Ezber Bozmak
Yaşanan politik krizi bir demokratik cumhuriyet inşasına payanda yapmak isteyen aktörlerin, bir taraftan restorasyon cephesini erken seçim talebini etkin ve kararlı bir biçimde sahiplenmeye teşvik ederken diğer yandan da yoksullaşmanın, işsizliğin ve güvencesizliğin yıkıma uğrattığı emekçileri sürecin etkin aktörleri haline getirebilecek örgütleyici birliktelikleri geliştirmesi gerekiyor.

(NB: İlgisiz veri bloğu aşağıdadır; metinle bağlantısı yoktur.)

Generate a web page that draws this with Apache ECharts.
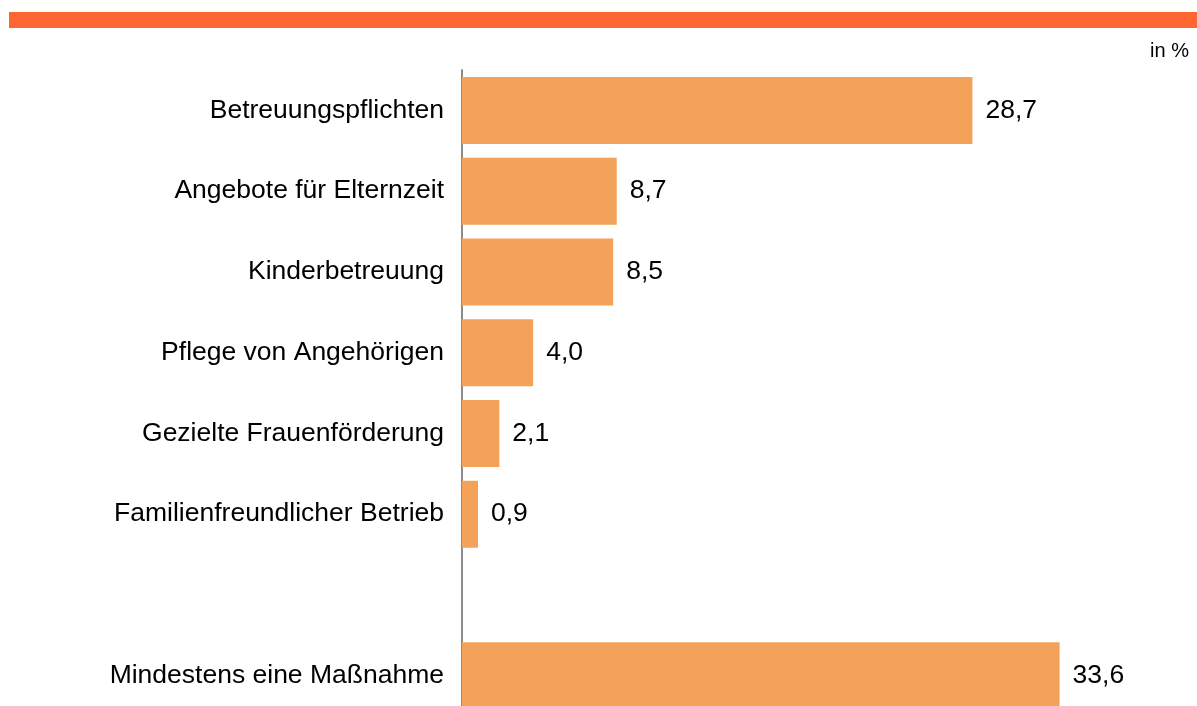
<!DOCTYPE html>
<html>
<head>
<meta charset="utf-8">
<script src="https://cdn.jsdelivr.net/npm/echarts@6/dist/echarts.min.js"></script>
<style>
html,body{margin:0;padding:0;background:#fff;}
#chart{width:1197px;height:706px;}
</style>
</head>
<body>
<div id="chart"></div>
<script>
const categories = [
  'Betreuungspflichten',
  'Angebote für Elternzeit',
  'Kinderbetreuung',
  'Pflege von Angehörigen',
  'Gezielte Frauenförderung',
  'Familienfreundlicher Betrieb',
  '',
  'Mindestens eine Maßnahme'
];
const values = [28.7, 8.7, 8.5, 4.0, 2.1, 0.9, null, 33.6];
const unitLabel = 'in %';

const chart = echarts.init(document.getElementById('chart'), null, {renderer: 'canvas'});
const font = '"Liberation Sans", Arial, Helvetica, sans-serif';

chart.setOption({
  animation: false,
  backgroundColor: '#ffffff',
  graphic: [
    {type: 'rect', shape: {x: 9, y: 12, width: 1188, height: 16}, style: {fill: '#FF6633'}},
    {type: 'text', right: 8, top: 41, style: {text: unitLabel, font: '20px ' + font, fill: '#000'}}
  ],
  grid: {left: 462, top: 70, width: 711.4, height: 646, containLabel: false, outerBoundsMode: 'none'},
  xAxis: {
    type: 'value', min: 0, max: 40,
    show: false,
    splitLine: {show: false}
  },
  yAxis: {
    type: 'category',
    inverse: true,
    data: categories,
    axisLine: {show: true, lineStyle: {color: '#8c8c8c', width: 2}},
    axisTick: {show: false},
    axisLabel: {color: '#000', fontSize: 26.5, fontFamily: font, margin: 18}
  },
  series: [{
    type: 'bar',
    data: values,
    barWidth: 67,
    itemStyle: {color: '#F4A259'},
    label: {
      show: true,
      position: 'right',
      distance: 13,
      color: '#000',
      fontSize: 26.5,
      fontFamily: font,
      formatter: p => p.value == null ? '' : p.value.toFixed(1).replace('.', ',')
    }
  }]
});
</script>
</body>
</html>
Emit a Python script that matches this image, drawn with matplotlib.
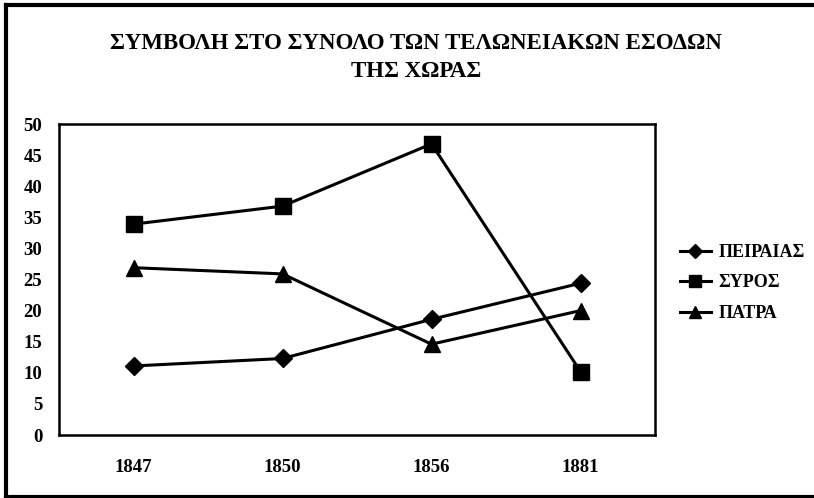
import matplotlib.pyplot as plt
from matplotlib.lines import Line2D

# data
years = ['1847', '1850', '1856', '1881']
peiraias = [11.1, 12.3, 18.6, 24.4]
syros = [33.9, 36.8, 46.8, 10.2]
patra = [26.9, 25.9, 14.6, 20.0]
series_names = ['ΠΕΙΡΑΙΑΣ', 'ΣΥΡΟΣ', 'ΠΑΤΡΑ']

plt.rcParams['font.family'] = ['Liberation Serif', 'DejaVu Serif']
plt.rcParams['font.weight'] = 'bold'

fig = plt.figure(figsize=(8.14, 4.98), dpi=100)
ax = fig.add_axes([0.0725, 0.1265, 0.7322, 0.6245])

x = range(len(years))
ax.plot(x, peiraias, color='black', lw=2.2, marker='D', ms=9, label=series_names[0])
ax.plot(x, syros, color='black', lw=2.2, marker='s', ms=11, label=series_names[1])
ax.plot(x, patra, color='black', lw=2.2, marker='^', ms=12, label=series_names[2])

ax.set_xlim(-0.5, 3.5)
ax.set_ylim(0, 50)
ax.set_yticks(range(0, 51, 5))
ax.set_xticks(list(x))
ax.set_xticklabels(years)
ax.tick_params(axis='both', length=0, labelsize=13.5)
ax.tick_params(axis='x', pad=17)
ax.tick_params(axis='y', pad=12)
for s in ax.spines.values():
    s.set_linewidth(1.8)

fig.text(0.511, 0.934, 'ΣΥΜΒΟΛΗ ΣΤΟ ΣΥΝΟΛΟ ΤΩΝ ΤΕΛΩΝΕΙΑΚΩΝ ΕΣΟΔΩΝ\nΤΗΣ ΧΩΡΑΣ',
         ha='center', va='top', fontsize=16.5, fontweight='bold', linespacing=1.45)

leg = fig.legend(loc='center left', bbox_to_anchor=(0.835, 0.432), frameon=False,
                 fontsize=13, handlelength=1.75, handletextpad=0.4, labelspacing=0.75,
                 borderpad=0, borderaxespad=0, markerscale=0.75)

# outer frame (left, top, bottom; right edge is cut off)
fr = dict(color='black', lw=3, transform=fig.transFigure)
fig.lines.append(Line2D([6 / 814, 6 / 814], [1 / 498, 493 / 498], **fr))
fig.lines.append(Line2D([6 / 814, 1.0], [493 / 498, 493 / 498], **fr))
fig.lines.append(Line2D([6 / 814, 1.0], [1.5 / 498, 1.5 / 498], **fr))

fig.savefig('out.png', dpi=100)
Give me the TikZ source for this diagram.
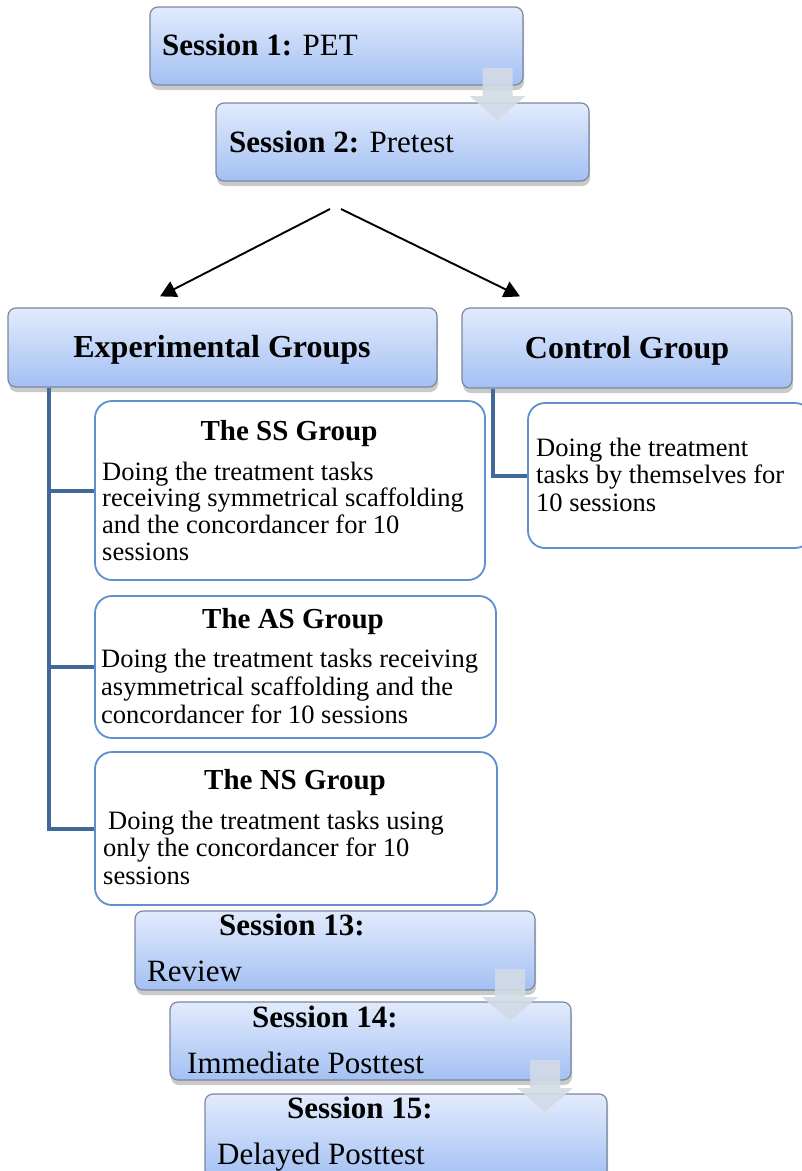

Son HDP operasyonu sonrasında oluşan bilinç ve ruh halinin en önemli kazanımı, toplumsal muhalefeti, beklemek yerine harekete geçmeye davet eden bir yaklaşım ve söylemin giderek hegemonik hale gelmesi. Yerel seçimlerdeki başarıdan çıkarılan yanlış sonuçlar, ölü taklidi yapılarak faşizmin yenilebileceğine dair bir bakış açısına güç kazandırmıştı. Neyse ki bu günlerde içinde bulunulan anın olağanüstü belirleyiciliği, giderek daha fazla aktör tarafından bilince çıkarılıyor.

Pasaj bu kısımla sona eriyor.